In the Black Hills, near the Cheyenne river
|Relations||Elder brothers: Strong Wind Blowing and Yellow Hair, younger brother: Twin), elder sister: Crooked Nose, younger sister: Fingers Woman).|
|Parents||Many Bullet Wounds (also called White Buffalo Shaking off the Dust) and Eagle Feather on the Forehead|
|Known for||Fought at the Battle of Little Bighorn; also known for walking long distances|
|Nickname(s)||Eats from His Hand|
Wooden Leg was born, in 1858, in the region of the Black Hills, near the Cheyenne river. He was son of Many Bullet Wounds (also called White Buffalo Shaking off the Dust) and Eagle Feather on the Forehead. He had three brothers (the two elder ones being Strong Wind Blowing and Yellow Hair, the younger one Twin) and two sisters (the elder one being Crooked Nose, the younger one Fingers Woman).

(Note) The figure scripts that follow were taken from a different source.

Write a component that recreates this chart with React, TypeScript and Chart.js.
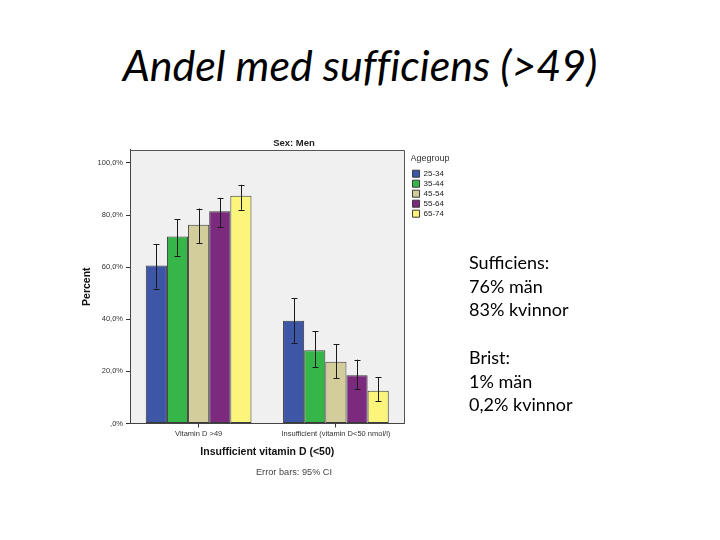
import { useEffect, useRef } from 'react';
import { Chart, registerables } from 'chart.js';

Chart.register(...registerables);

const categories = ['Vitamin D >49', 'Insufficient (vitamin D<50 nmol/l)'];
const ageGroups = ['25-34', '35-44', '45-54', '55-64', '65-74'];

const percent2534 = [60.6, 39.4];
const percent3544 = [71.8, 28.1];
const percent4554 = [76.3, 23.7];
const percent5564 = [81.5, 18.5];
const percent6574 = [87.4, 12.6];

const ciLow2534 = [51.7, 31.0];
const ciLow3544 = [64.4, 21.6];
const ciLow4554 = [69.2, 17.3];
const ciLow5564 = [75.3, 13.2];
const ciLow6574 = [82.0, 8.5];

const ciHigh2534 = [68.9, 48.1];
const ciHigh3544 = [78.3, 35.4];
const ciHigh4554 = [82.5, 30.5];
const ciHigh5564 = [86.6, 24.5];
const ciHigh6574 = [91.6, 17.7];

const barColors = ['#3d56a6', '#36b649', '#d3cc9b', '#7b2a7e', '#fbf57b'];

const seriesValues = [percent2534, percent3544, percent4554, percent5564, percent6574];
const seriesLow = [ciLow2534, ciLow3544, ciLow4554, ciLow5564, ciLow6574];
const seriesHigh = [ciHigh2534, ciHigh3544, ciHigh4554, ciHigh5564, ciHigh6574];

const formatPct = (v: number) => (v === 0 ? ',0%' : v.toFixed(1).replace('.', ',') + '%');

const framePlugin = {
  id: 'plotFrame',
  beforeDraw(chart: any) {
    const { ctx, chartArea: a } = chart;
    ctx.save();
    ctx.fillStyle = '#f0f0f0';
    ctx.fillRect(a.left, a.top, a.right - a.left, a.bottom - a.top);
    ctx.restore();
  },
  afterDraw(chart: any) {
    const { ctx, chartArea: a } = chart;
    ctx.save();
    ctx.strokeStyle = '#555';
    ctx.lineWidth = 1;
    ctx.beginPath();
    ctx.moveTo(Math.round(a.left) + 0.5, Math.round(a.top) + 0.5);
    ctx.lineTo(Math.round(a.right) - 0.5, Math.round(a.top) + 0.5);
    ctx.lineTo(Math.round(a.right) - 0.5, Math.round(a.bottom));
    ctx.stroke();
    ctx.restore();
  },
};

const errorBarPlugin = {
  id: 'errorBars',
  afterDatasetsDraw(chart: any) {
    const { ctx } = chart;
    const y = chart.scales.y;
    ctx.save();
    ctx.strokeStyle = '#1a1a1a';
    ctx.lineWidth = 1;
    chart.data.datasets.forEach((ds: any, i: number) => {
      const meta = chart.getDatasetMeta(i);
      meta.data.forEach((bar: any, j: number) => {
        const x = Math.round(bar.x) + 0.5;
        const top = y.getPixelForValue(ds.ciHigh[j]);
        const bottom = y.getPixelForValue(ds.ciLow[j]);
        ctx.beginPath();
        ctx.moveTo(x, top);
        ctx.lineTo(x, bottom);
        ctx.moveTo(x - 3, Math.round(top) + 0.5);
        ctx.lineTo(x + 3, Math.round(top) + 0.5);
        ctx.moveTo(x - 3, Math.round(bottom) + 0.5);
        ctx.lineTo(x + 3, Math.round(bottom) + 0.5);
        ctx.stroke();
      });
    });
    ctx.restore();
  },
};

function ChartBox() {
  const ref = useRef<HTMLCanvasElement | null>(null);
  useEffect(() => {
    if (!ref.current) return;
    Chart.defaults.font.family = '"Liberation Sans", Arial, sans-serif';
    const chart = new Chart(ref.current, {
      type: 'bar',
      data: {
        labels: categories,
        datasets: ageGroups.map((g, i) => ({
          label: g,
          data: seriesValues[i],
          ciLow: seriesLow[i],
          ciHigh: seriesHigh[i],
          backgroundColor: barColors[i],
          borderColor: '#3a3a3a',
          borderWidth: 1,
          borderSkipped: false,
          categoryPercentage: 0.77,
          barPercentage: 1.0,
        })) as any,
      },
      options: {
        responsive: false,
        animation: false,
        layout: { padding: 0 },
        plugins: {
          tooltip: { enabled: false },
          title: {
            display: true,
            text: 'Sex: Men',
            color: '#222',
            font: { size: 9.5, weight: 'bold' },
            padding: { top: 5.5, bottom: 1 },
          },
          subtitle: {
            display: true,
            position: 'bottom',
            text: 'Error bars: 95% CI',
            color: '#444',
            font: { size: 9.2 },
            padding: { top: 3.5, bottom: 4 },
          },
          legend: {
            display: true,
            position: 'right',
            align: 'start',
            fullSize: false,
            title: {
              display: true,
              text: 'Agegroup',
              position: 'start',
              color: '#333',
              font: { size: 9 },
              padding: { top: 4, bottom: 3 },
            },
            labels: {
              boxWidth: 7,
              boxHeight: 7,
              padding: 2,
              color: '#222',
              font: { size: 8 },
            },
          },
        },
        scales: {
          x: {
            grid: { display: true, drawOnChartArea: false, offset: false, tickLength: 4, color: '#333' },
            border: { display: true, color: '#444' },
            ticks: { font: { size: 7.5 }, color: '#333', padding: 2, maxRotation: 0, autoSkip: false },
            title: {
              display: true,
              text: 'Insufficient vitamin D (<50)',
              color: '#111',
              font: { size: 10.5, weight: 'bold' },
              padding: { top: 4, bottom: 5 },
            },
            afterFit: (s: any) => {
              s.height = 40;
            },
          },
          y: {
            min: 0,
            max: 105,
            ticks: {
              stepSize: 20,
              includeBounds: false,
              callback: (v: any) => formatPct(Number(v)),
              font: { size: 7.5 },
              color: '#333',
              padding: 3,
            },
            grid: { display: true, drawOnChartArea: false, tickLength: 4, color: '#333' },
            border: { display: true, color: '#444' },
            title: {
              display: true,
              text: 'Percent',
              color: '#111',
              font: { size: 10.5, weight: 'bold' },
              padding: { top: 3, bottom: 0 },
            },
            afterFit: (s: any) => {
              s.width = 52;
            },
          },
          gapR: {
            type: 'linear',
            position: 'right',
            display: true,
            grid: { display: false },
            border: { display: false },
            ticks: { display: false },
            afterFit: (s: any) => {
              s.width = 6;
            },
          },
          padR: {
            type: 'linear',
            position: 'right',
            weight: 2000,
            display: true,
            grid: { display: false },
            border: { display: false },
            ticks: { display: false },
            afterFit: (s: any) => {
              s.width = 56;
            },
          },
        } as any,
      },
      plugins: [framePlugin, errorBarPlugin],
    });
    return () => chart.destroy();
  }, []);
  return <canvas ref={ref} width={432} height={350} style={{ width: 432, height: 350, display: 'block' }} />;
}

export default function App() {
  return (
    <div
      style={{
        position: 'absolute',
        left: 0,
        top: 0,
        width: 720,
        height: 540,
        background: '#fff',
        overflow: 'hidden',
        fontFamily: 'Lato, "Open Sans", sans-serif',
        color: '#000',
      }}
    >
      <div
        style={{
          position: 'absolute',
          left: 0,
          top: 38.5,
          width: 720,
          textAlign: 'center',
          fontSize: 43,
          lineHeight: '52px',
          fontStyle: 'italic',
          fontVariantLigatures: 'none',
        }}
      >
        Andel med sufficiens (&gt;49)
      </div>
      <div style={{ position: 'absolute', left: 78, top: 132 }}>
        <ChartBox />
      </div>
      <div style={{ position: 'absolute', left: 469, top: 251, fontSize: 18, lineHeight: '23.7px' }}>
        <div>Sufficiens:</div>
        <div>76% män</div>
        <div>83% kvinnor</div>
        <div style={{ height: 23.7 }} />
        <div>Brist:</div>
        <div>1% män</div>
        <div>0,2% kvinnor</div>
      </div>
    </div>
  );
}
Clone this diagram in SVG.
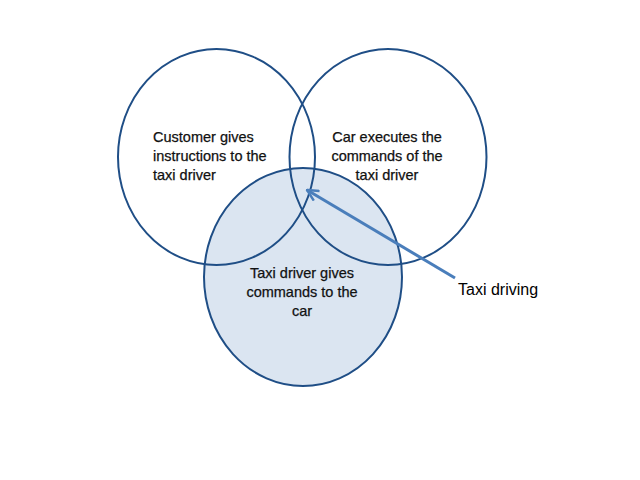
<svg xmlns="http://www.w3.org/2000/svg" width="640" height="480" viewBox="0 0 640 480">
<defs>
<style>
.c{stroke:#1F4E86;stroke-width:2;}
.t{font-family:"Liberation Sans",Arial,sans-serif;font-size:14.5px;fill:#111;stroke:#111;stroke-width:0.25;}
.m{text-anchor:middle;}
.lbl{font-family:"Liberation Sans",Arial,sans-serif;font-size:16px;fill:#000;}
</style>
<marker id="ah" viewBox="0 0 12 12" refX="11" refY="6" markerWidth="4.5" markerHeight="4.5" orient="auto" markerUnits="strokeWidth">
<path d="M1,1 L11,6 L1,11" fill="none" stroke="#4A7EBB" stroke-width="2.2"/>
</marker>
</defs>
<rect width="640" height="480" fill="#fff"/>
<g id="node-bottom">
<ellipse class="c" cx="303" cy="277" rx="99" ry="109" fill="#DBE5F1"/>
</g>
<g id="node-left">
<ellipse class="c" cx="216.5" cy="157" rx="98.5" ry="108" fill="none"/>
<text class="t" x="153" y="142">Customer gives</text>
<text class="t" x="153" y="161">instructions to the</text>
<text class="t" x="153" y="180">taxi driver</text>
</g>
<g id="node-right">
<ellipse class="c" cx="388" cy="157" rx="98.5" ry="108" fill="none"/>
<text class="t m" x="387" y="142">Car executes the</text>
<text class="t m" x="387" y="161">commands of the</text>
<text class="t m" x="387" y="180">taxi driver</text>
</g>
<g id="node-bottom-text">
<text class="t m" x="302" y="278">Taxi driver gives</text>
<text class="t m" x="302" y="297">commands to the</text>
<text class="t m" x="302" y="316">car</text>
</g>
<g id="connectors">
<line x1="455" y1="278" x2="307" y2="190" stroke="#4A7EBB" stroke-width="3" marker-end="url(#ah)"/>
</g>
<g id="node-label">
<text class="lbl" x="458" y="295">Taxi driving</text>
</g>
</svg>
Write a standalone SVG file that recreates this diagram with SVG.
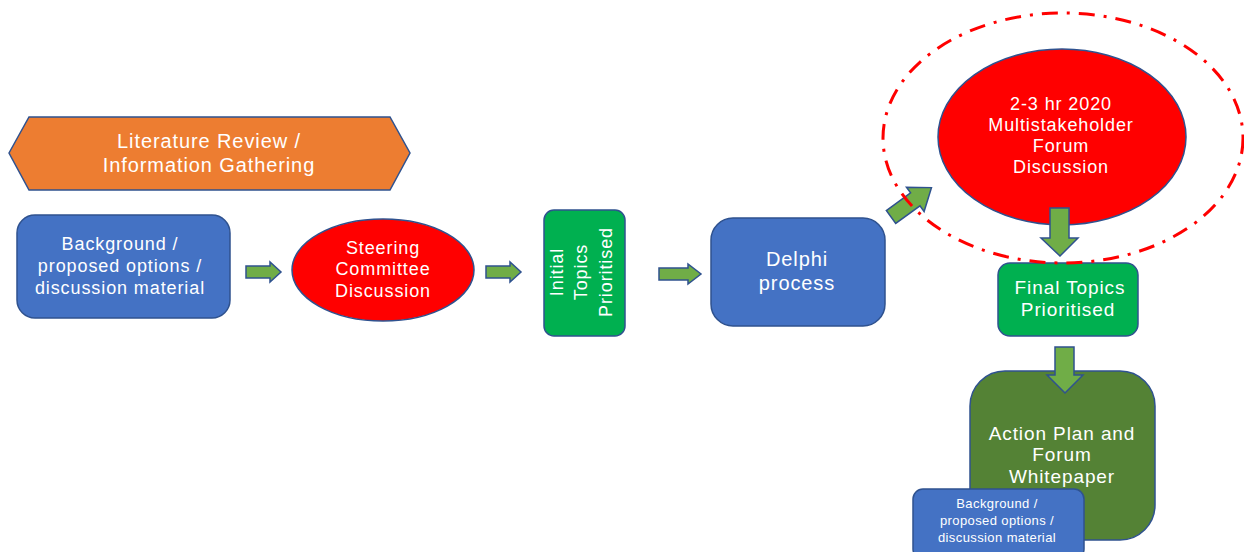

During his childhood he was known as Eats from His Hand. Later, he inherited the name Wooden Leg from his uncle, a Crow adopted by the family of Eagle Feather on the Forehead. This young Crow proved to be a tireless walker, outlasting all the young Cheyenne and earning the name Wooden Leg, since his tireless legs seemed to be made of wood. Only his nephew was able to follow him during his endless walks and so the friends of Eats from His Hand began calling him by his uncle's name in sport. Eventually, Eats from His Hand took his uncle's name as his own.
In his childhood and youth, he lived among his tribe, wandering in the land between the Black Hills and the Little Bighorn river. During this period, he lived like any other Indian of the Plains, spending his time, hunting the game and fighting against the enemy tribes, in particular Crow and Shoshone.
The first remarkable battle with the white men he saw was the Wagon Box Fight in 1866. Wooden Leg was too young to take part in the battle, but during the fight his eldest brother Strong Wind Blowing died. So, in spite of the final victory of the Cheyenne, that was a mourning day for all his family. At fourteen, he was invited by Left Hand Shooter to become part of the warrior society of the Elkhorn Scrapers, one of the three warrior societies (the other being the group of the Crazy Dog and the group of the Fox) in which the men of the tribe were divided. At seventeen, he went on retreat to thank the Great Spirit. He spent four days closed in a tepee, meditating and contemplating, visited only once a day. After the trial, his face was painted with a black circle enclosing his forehead, chin and cheeks; the internal area of the circle was yellow. This facial picture, together with his best suit, his shield and his flute made from the wing of an eagle, became part of his war equipment for the rest of his life
Great Sioux War of 1876–77
On the morning of March 17, 1876, Wooden Leg and a few hundred Northern Cheyenne and Oglala Sioux people were peacefully encamped along the banks of the frozen Powder River near present day Moorhead, Montana. At approximately 9:05 a.m., U.S. soldiers under the command of Colonel Joseph J. Reynolds came charging into the sleeping village. Wooden Leg and other warriors were quick to act, moving the women and children out of harm's way, and slowing the soldiers' advance. Reynold's cavalrymen burned the village and the Cheyenne's winter food supply, and also captured about 700 of the Cheyenne's horses, but were forced to retreat to the south when the warriors counterattacked. This became known as the Battle of Powder River. The Cheyenne's recaptured most of their horses from the soldiers the next morning, and suffered surprisingly few casualties, but in the words of one Cheyenne, were "rendered very poor." The men, women, and children walked three days to reach the Oglala Sioux village of Crazy Horse farther north on the Powder River, where they were given shelter and food. On the way, several of the Cheyenne's froze to death.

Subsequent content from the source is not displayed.